Web 2.0 has emerged, not as a means of spreading us apart, as Kotkin wishes, but as a methods of re-clustering. We tweet, we facebook, we geo-tag places. We text others our locations. We self-organize online so that we can self-organize in person. The internet hasn't dehumanized us, but reminded us of our humanity. It reconnected all of those missing links and interconnectivity that are lost living at the end of a cul-de-sac. We are becoming more gridded online and in person.

So....


(ideally you should be able to click to embiggen)

The emergence of the web coinciding with increased costs of driving (all of the above: gas, roads, cars, etc.), means we won't be living further away from everything and all of our needs are handled online like Kotkin suggests.

Why in the world would the internet replace the easiest and (often) the most enjoyable trips, those that are the shortest, and manageable by foot? It makes zero sense, particularly from an economic standpoint.

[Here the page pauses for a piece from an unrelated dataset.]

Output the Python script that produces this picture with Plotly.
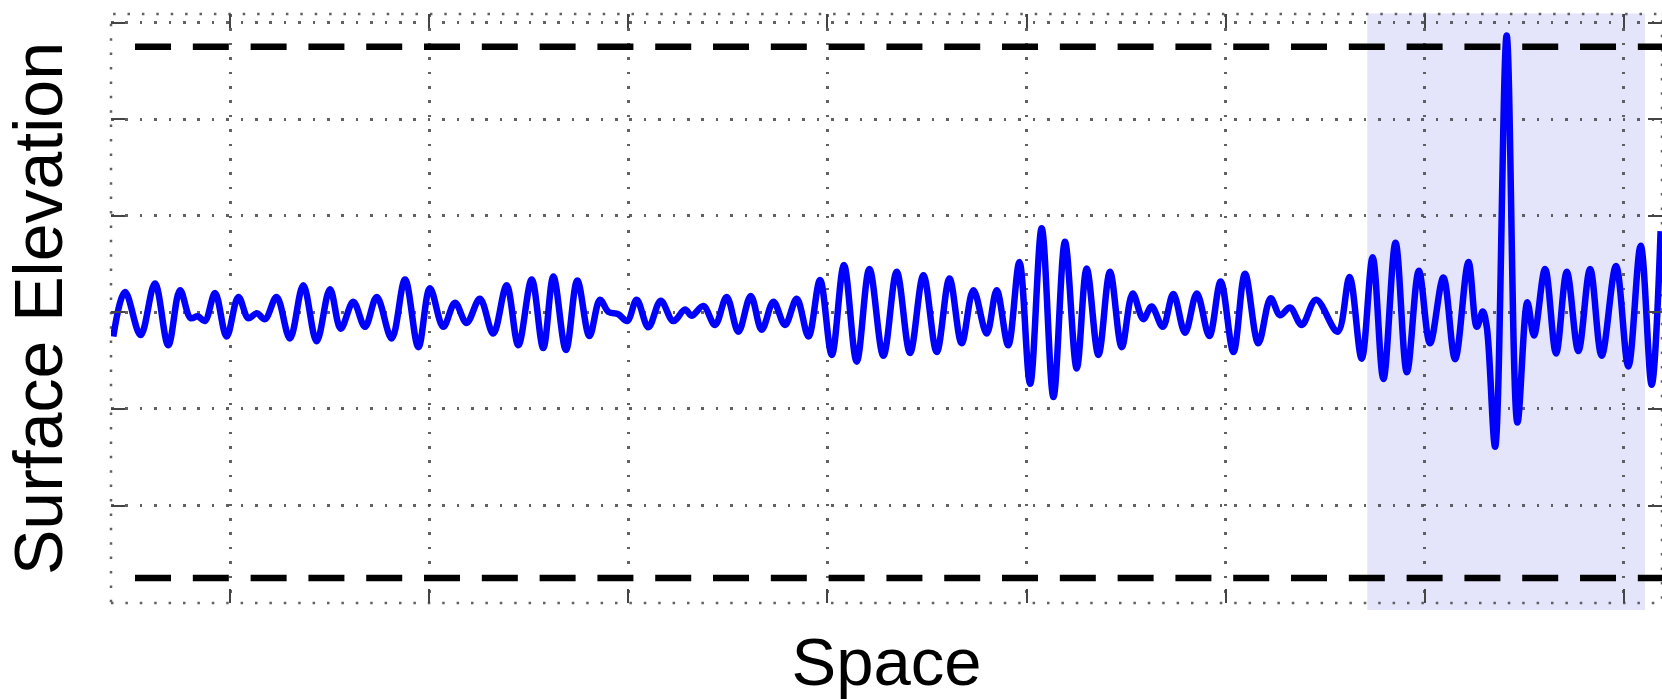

Instead, doesn't it make more sense that the internet, through near free transfer of electrons, allows us to replace the more DISTANT, expensive trips. In the most extreme sense, thanks to Google Earth, I can travel anywhere in the world and study any city that I want.

More likely, the internet replaces the majority of our long distant/regional trips, but of course, likely not all. For example, if I want to collaborate with my friend Kevin of FortWorthology on something. We'd likely do the majority of work online. But once a month or so, we would still likely get together, in person, for a beer (which we have done - always by train, the TRE between Dallas and Fort Worth).

The internet, and ever increasingly, our smart phones are the car of the new generation. It allows us to remain connected to friends, work, and our entire city in the way a car never could. And it, as well as its infrastructure, is far cheaper.

The question becomes, do we still want to spend billions on replacing highways? Or just work on getting everybody connected to the digital highways?